Investors' mental slips can distress markets

Value Judgments

Your Money

July 10, 2005|By JANET KIDD STEWART

AS WE LEARN more about what makes investors tick, will it move them?

Calling on financial advisers to take a closer accounting of how investors' mental errors can roil markets and personal portfolios, AllianceBernstein Capital Management Chairman Lewis Sanders recently devoted his keynote address at the Morningstar mutual fund industry conference to research on behavioral finance - and what to do about it.

"Good [investments] alone aren't enough if investors aren't using them intelligently," Sanders said. Investor emotions move markets and can drag individuals from one implausible scenario to the next, he said, noting a string of behavioral research studies showing irrational investor decision-making.

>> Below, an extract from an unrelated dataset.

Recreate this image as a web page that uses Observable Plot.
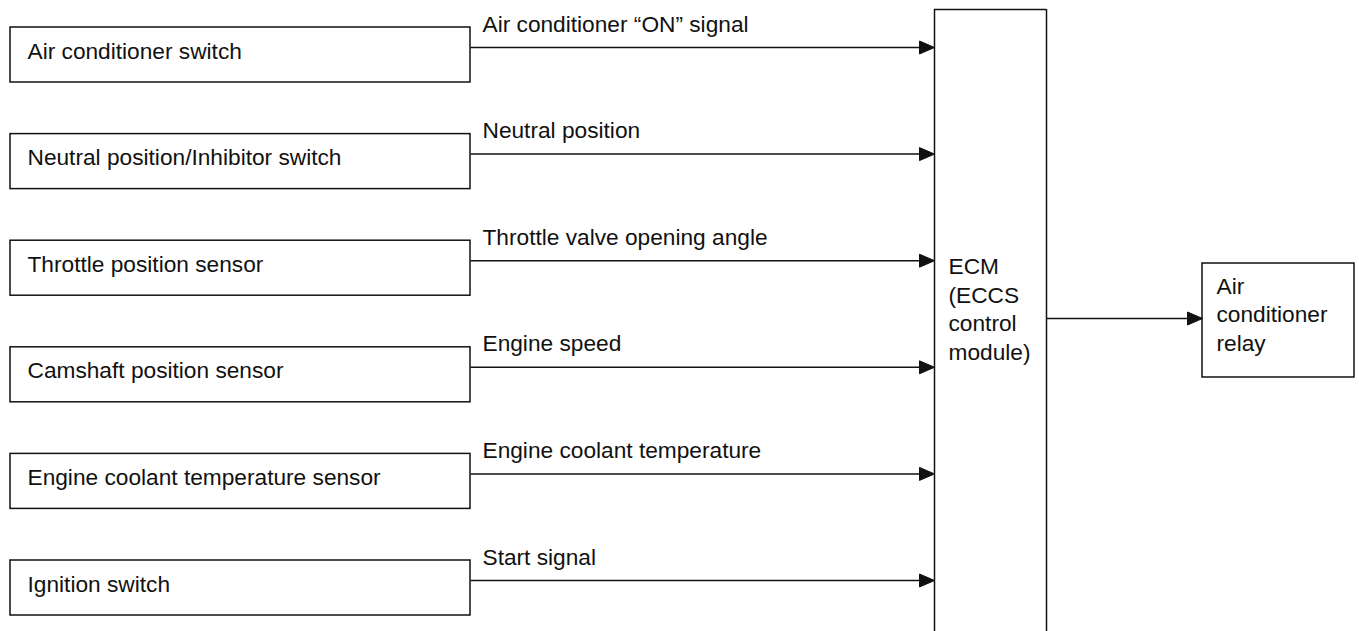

Among them were studies showing that investors trade too much. Others found investors, to their detriment, overreach for certainty and gamble too much to avoid losses. They find abhorrent the notion of rebalancing a portfolio, or periodically siphoning off winning investments into comparative poor performers that might have more potential. They follow trends like lemmings, often misreading market information and forming opinions based on too narrow a time frame.

"Investors are not terribly introspective," Sanders said, urging financial advisers to help investors tune into their mental shortcomings.

"As advisers, quality is not in the investment return alone. Looming large is how clients feel along the way," he said, adding that advisers should view this duty as a way to keep clients from destructive behaviors.

Advisers, for their part, report that effort is under way, with mixed results.

"From a psychological standpoint, investors are becoming more savvy, but too many are learning just enough to be dangerous to their portfolios," said Ty Bernicke, a financial planner in Eau Claire, Wis. They might know that aggressive trading often lowers returns, for example, but don't have a grasp of basic investing tenets such as asset allocation - so they get stuck in an undiversified portfolio too long.

Learning about our biases educates us but doesn't eliminate them, said David B. Yeske, a San Francisco planner and past president of the Financial Planning Association.

"Nothing we've learned about behavioral finance has changed the way the human brain is wired," Yeske said, referring to the field of economics that studies the impact of emotional factors on markets and investing.

For evidence, he said, just look at the real estate boom that is spurring more people to leverage their mortgages to buy additional properties or support fancier lifestyles.

"This is a prime example of behavioral bias," he said. "I have several clients who have bought [investment] properties in Arizona, and their impulse has been to take out equity immediately and buy another property."

Investors have a tendency to load up on previously winning investments, but Yeske said he is managing at least to persuade clients to sell one property before buying another to limit their exposure. It's not much, but it's a start, he said. "You can't succeed by trying to work against people's biases," he said. "You have to plunge deeper in and work with what's there."

Often, it means dredging up old family taboos about money, he said, such as lingering aversions to certain types of investments based on bad experiences with them in previous generations.

"Often, you have to reframe their whole outlook about money," Yeske said. "Rather than arguing with them about embedded attitudes about a certain investment, you create a broader context for talking about outcomes."

When clients became skittish about stocks during the market correction in 2000 and felt as though they had to react by selling off certain ones, he said, he convinced them instead to redirect that nervous energy into reviewing their overall financial plans. "They realized that a shaky market wasn't going to push them too far off the mark in the long run," he said.

But it can be a constant battle, said Wisconsin financial planner Bernicke.

"Re-education is more important than ever," he said.